As a songwriter, the more pressing issue was the effect on his ability to write: “It killed my productivity as well. I couldn’t explore my subconscious as much so I wasn’t really writing well”. This absence of creative output built up an absence of self-worth: “I wasn’t actively trying to kill myself but I’d be drinking and taking tablets and thinking [that] if it does something then I’m not bothered.”

Did the band know about this at the time?

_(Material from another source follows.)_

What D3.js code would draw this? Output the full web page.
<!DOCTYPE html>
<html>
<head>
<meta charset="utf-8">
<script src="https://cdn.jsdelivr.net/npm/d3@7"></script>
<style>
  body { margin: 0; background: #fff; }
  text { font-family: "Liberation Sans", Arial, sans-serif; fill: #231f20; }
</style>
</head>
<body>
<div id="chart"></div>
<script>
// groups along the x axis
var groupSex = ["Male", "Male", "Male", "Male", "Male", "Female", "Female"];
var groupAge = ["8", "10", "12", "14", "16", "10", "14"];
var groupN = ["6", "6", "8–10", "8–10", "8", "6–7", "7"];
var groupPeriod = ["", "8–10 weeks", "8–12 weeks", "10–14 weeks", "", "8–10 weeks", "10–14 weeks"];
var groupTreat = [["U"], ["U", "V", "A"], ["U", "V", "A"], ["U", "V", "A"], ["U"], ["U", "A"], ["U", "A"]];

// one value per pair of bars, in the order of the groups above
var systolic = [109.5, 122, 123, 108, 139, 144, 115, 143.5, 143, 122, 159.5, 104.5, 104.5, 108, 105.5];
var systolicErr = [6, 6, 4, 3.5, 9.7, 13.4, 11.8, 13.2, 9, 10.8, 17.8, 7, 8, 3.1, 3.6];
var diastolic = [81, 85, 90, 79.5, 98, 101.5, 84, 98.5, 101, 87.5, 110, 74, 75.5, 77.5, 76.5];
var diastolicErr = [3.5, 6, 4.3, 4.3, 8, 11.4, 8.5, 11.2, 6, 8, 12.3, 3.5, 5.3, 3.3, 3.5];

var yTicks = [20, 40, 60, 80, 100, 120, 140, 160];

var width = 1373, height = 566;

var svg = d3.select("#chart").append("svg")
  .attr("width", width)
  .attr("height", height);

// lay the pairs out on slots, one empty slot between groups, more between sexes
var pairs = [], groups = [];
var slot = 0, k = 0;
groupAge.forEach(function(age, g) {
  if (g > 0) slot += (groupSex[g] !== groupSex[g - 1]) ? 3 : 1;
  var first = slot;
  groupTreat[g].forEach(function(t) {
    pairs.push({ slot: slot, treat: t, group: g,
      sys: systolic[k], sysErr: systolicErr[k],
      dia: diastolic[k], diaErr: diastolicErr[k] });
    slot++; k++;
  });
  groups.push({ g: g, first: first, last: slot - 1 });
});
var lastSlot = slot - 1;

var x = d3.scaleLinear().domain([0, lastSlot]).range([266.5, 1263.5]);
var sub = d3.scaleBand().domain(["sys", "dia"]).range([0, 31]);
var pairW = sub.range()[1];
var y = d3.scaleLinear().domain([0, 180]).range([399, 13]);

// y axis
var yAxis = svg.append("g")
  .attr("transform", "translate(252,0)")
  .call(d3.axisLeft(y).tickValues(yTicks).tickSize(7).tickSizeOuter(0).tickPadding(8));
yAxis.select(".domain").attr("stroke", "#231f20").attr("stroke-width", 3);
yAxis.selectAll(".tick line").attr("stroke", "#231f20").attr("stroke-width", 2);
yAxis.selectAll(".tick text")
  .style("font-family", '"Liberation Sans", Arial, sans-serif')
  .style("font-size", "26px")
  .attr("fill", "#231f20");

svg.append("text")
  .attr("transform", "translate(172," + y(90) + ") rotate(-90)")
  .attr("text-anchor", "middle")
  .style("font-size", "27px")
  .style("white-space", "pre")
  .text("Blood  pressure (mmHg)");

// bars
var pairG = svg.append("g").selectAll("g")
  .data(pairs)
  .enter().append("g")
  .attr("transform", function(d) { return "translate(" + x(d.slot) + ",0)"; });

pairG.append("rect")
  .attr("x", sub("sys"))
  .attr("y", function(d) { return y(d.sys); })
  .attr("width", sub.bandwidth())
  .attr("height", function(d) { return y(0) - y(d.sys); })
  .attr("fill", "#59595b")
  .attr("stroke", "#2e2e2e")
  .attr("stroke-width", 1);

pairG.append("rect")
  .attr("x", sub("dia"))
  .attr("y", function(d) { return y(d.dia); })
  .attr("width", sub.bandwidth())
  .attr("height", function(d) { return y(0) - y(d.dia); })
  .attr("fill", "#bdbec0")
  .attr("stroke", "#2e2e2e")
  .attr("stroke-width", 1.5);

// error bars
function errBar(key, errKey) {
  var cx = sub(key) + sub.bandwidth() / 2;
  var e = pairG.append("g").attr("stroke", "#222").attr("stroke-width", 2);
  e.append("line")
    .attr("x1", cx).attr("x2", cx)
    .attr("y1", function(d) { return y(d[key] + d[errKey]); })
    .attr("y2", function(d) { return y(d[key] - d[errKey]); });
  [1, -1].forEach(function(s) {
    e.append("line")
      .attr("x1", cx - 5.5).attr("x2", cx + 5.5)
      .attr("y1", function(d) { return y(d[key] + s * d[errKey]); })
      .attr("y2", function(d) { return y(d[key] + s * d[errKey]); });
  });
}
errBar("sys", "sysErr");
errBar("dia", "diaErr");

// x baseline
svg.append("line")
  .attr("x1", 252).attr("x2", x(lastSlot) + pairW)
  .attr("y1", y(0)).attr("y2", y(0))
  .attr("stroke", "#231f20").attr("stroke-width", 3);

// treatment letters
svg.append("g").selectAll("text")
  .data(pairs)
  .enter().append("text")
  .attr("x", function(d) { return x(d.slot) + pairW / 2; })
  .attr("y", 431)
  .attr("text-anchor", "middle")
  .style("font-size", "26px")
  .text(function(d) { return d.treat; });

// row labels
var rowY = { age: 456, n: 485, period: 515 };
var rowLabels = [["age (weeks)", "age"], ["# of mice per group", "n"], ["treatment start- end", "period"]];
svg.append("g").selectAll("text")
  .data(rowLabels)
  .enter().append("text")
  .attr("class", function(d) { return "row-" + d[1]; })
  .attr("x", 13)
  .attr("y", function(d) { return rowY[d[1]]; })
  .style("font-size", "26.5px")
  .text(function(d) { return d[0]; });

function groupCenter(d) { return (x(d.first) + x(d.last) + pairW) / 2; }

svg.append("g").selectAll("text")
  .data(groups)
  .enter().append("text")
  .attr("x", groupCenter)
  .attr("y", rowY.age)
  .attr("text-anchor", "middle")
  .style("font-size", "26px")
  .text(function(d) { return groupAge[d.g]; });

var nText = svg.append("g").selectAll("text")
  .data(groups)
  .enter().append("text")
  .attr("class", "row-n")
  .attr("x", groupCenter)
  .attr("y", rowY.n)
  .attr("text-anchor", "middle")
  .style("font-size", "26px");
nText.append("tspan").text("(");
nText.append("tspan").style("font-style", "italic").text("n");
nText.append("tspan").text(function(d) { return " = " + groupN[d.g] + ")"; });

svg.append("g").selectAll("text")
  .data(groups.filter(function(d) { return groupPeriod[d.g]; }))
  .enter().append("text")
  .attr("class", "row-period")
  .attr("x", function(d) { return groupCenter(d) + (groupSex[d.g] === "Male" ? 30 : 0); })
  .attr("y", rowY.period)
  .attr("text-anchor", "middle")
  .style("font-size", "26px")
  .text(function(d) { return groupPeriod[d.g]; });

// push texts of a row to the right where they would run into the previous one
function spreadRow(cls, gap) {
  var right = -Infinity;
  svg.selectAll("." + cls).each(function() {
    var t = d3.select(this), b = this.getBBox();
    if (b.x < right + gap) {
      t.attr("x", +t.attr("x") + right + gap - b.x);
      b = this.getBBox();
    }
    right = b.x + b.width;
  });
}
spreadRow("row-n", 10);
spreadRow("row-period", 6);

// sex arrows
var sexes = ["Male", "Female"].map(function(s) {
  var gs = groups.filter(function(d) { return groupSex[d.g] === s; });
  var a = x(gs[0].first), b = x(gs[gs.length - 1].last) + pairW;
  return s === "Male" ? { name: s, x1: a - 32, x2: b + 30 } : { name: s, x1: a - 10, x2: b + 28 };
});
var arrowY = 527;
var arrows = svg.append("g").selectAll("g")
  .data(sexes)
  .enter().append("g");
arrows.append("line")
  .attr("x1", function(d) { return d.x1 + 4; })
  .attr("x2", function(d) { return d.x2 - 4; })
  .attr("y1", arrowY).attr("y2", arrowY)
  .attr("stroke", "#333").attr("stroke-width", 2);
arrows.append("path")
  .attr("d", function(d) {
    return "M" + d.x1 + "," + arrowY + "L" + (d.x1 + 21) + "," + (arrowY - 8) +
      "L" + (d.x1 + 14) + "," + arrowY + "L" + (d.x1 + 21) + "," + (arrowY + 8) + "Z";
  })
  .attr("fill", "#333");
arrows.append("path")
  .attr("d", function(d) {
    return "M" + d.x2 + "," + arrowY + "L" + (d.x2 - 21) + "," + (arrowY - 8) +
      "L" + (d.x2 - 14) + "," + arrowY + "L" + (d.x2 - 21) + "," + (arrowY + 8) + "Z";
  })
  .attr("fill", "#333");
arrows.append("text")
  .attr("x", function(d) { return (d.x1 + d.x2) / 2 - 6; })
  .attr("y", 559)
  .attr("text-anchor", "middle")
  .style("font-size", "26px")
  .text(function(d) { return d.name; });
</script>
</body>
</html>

“I don’t think they really got the full extent of it. They knew I had a problem because I’d turn up to practice smashed and start to drink at sound-check. I don’t think they realised how bad it was affecting me”. Further into this, we discuss the point of realisation and whether it came from himself or an intervention: “I would tell the band, I’m not allowed to drink at a gig anymore. If they saw me sneaking a beer, Connor [the drummer] would come and take it off me. We did that for a while. My girlfriend helped me a lot when I started seeing her”. It is apparent that the excuses he made for alcohol became farcical at this point. He is not anti-drugs, keeping his liberal freedom of expression principles: “Everything in moderation but if you can’t control it, like I can’t, it is better to just abstain”.

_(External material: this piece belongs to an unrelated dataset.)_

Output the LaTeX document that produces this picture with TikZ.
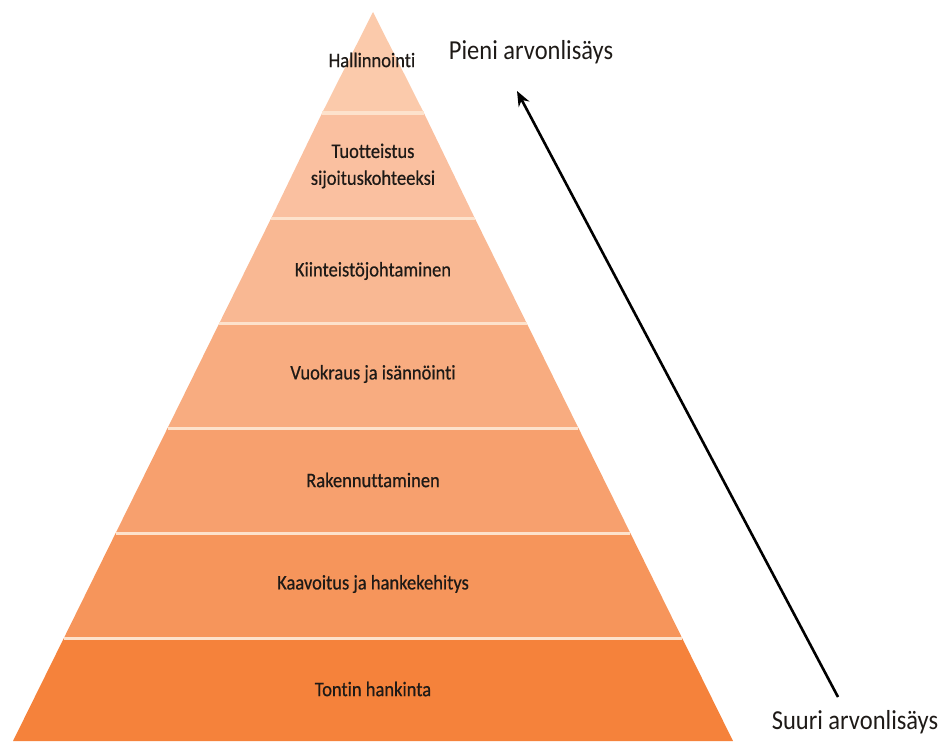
\documentclass[tikz,border=0pt]{standalone}
\usepackage{fontspec}
\setmainfont{Carlito}[Ligatures=NoCommon]
\newfontfamily\labelfont{Carlito}[Ligatures=NoCommon, FakeBold=0.6]
\usetikzlibrary{arrows.meta}

\definecolor{layA}{HTML}{FBCAAB}
\definecolor{layB}{HTML}{FAC0A0}
\definecolor{layC}{HTML}{F9B893}
\definecolor{layD}{HTML}{F8AC80}
\definecolor{layE}{HTML}{F7A06E}
\definecolor{layF}{HTML}{F6955B}
\definecolor{layG}{HTML}{F5823B}
\definecolor{sepline}{HTML}{FDE2CC}
\definecolor{labeltext}{HTML}{1E1A17}

% slightly taller lettering
\newcommand{\tallertext}[1]{\scalebox{1}[1.12]{#1}}

\tikzset{
  layerlabel/.style={text=labeltext, font=\labelfont\fontsize{18.5}{24}\selectfont, inner sep=0pt},
  sidelabel/.style={text=labeltext, font=\fontsize{24.5}{28}\selectfont, inner sep=0pt},
  separator/.style={draw=sepline, line width=3pt},
  valuearrow/.style={draw=black, line width=2.6pt, -{Stealth[length=15pt,width=12pt]}}
}

\begin{document}
\begin{tikzpicture}[x=1pt,y=-1pt]
  \useasboundingbox (0,0) rectangle (941,741);

  % pyramid layers, apex at (373,12), base from 13 to 733
  \fill[layA] (373,12) -- (423.9,113) -- (322.1,113) -- cycle;
  \fill[layB] (322.1,113) -- (423.9,113) -- (474.7,218) -- (271.3,218) -- cycle;
  \fill[layC] (271.3,218) -- (474.7,218) -- (526.6,323) -- (219.4,323) -- cycle;
  \fill[layD] (219.4,323) -- (526.6,323) -- (578.4,428) -- (167.6,428) -- cycle;
  \fill[layE] (167.6,428) -- (578.4,428) -- (630.3,533) -- (115.7,533) -- cycle;
  \fill[layF] (115.7,533) -- (630.3,533) -- (682.1,638) -- (63.9,638) -- cycle;
  \fill[layG] (63.9,638) -- (682.1,638) -- (733,741) -- (13,741) -- cycle;

  % light rules between the layers
  \draw[separator] (322.1,113) -- (423.9,113);
  \draw[separator] (271.3,218) -- (474.7,218);
  \draw[separator] (219.4,323) -- (526.6,323);
  \draw[separator] (167.6,428) -- (578.4,428);
  \draw[separator] (115.7,533) -- (630.3,533);
  \draw[separator] (63.9,638) -- (682.1,638);

  % layer names
  \node[layerlabel] (hallinnointi) at (372,60) {\tallertext{Hallinnointi}};
  \node[layerlabel] (tuotteistus) at (373,166)
    {\tallertext{\begin{tabular}{@{}c@{}}Tuotteistus\\sijoituskohteeksi\end{tabular}}};
  \node[layerlabel] (kiinteisto) at (373,271) {\tallertext{Kiinteistöjohtaminen}};
  \node[layerlabel] (vuokraus) at (373,374) {\tallertext{Vuokraus ja isännöinti}};
  \node[layerlabel] (rakennuttaminen) at (373,480) {\tallertext{Rakennuttaminen}};
  \node[layerlabel] (kaavoitus) at (373,584) {\tallertext{Kaavoitus ja hankekehitys}};
  \node[layerlabel] (tontti) at (373,689) {\tallertext{Tontin hankinta}};

  % value-added scale
  \node[sidelabel] (pieni) at (531,52) {\tallertext{Pieni arvonlisäys}};
  \node[sidelabel] (suuri) at (855,722) {\tallertext{Suuri arvonlisäys}};
  \coordinate (arrowfoot) at (838,697);
  \coordinate (arrowtip) at (517,91);
  \draw[valuearrow] (arrowfoot) -- (arrowtip);
\end{tikzpicture}
\end{document}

One can never truly conquer an addictive personality – David Bowie famously had to abstain from all drink and drugs for the latter part of his life – but Damian wants to leave the discussion with a positive outlook: “Thanks to the people that have supported me and inspired me to make positive steps, stay grounded and stay on track. I really appreciate the help. I needed it. You’re all wicked.” It is plain to see Damian’s experience with the rest of the band has truly bonded them together as a unit, a unit whose splendour can be seen live up and down the UK.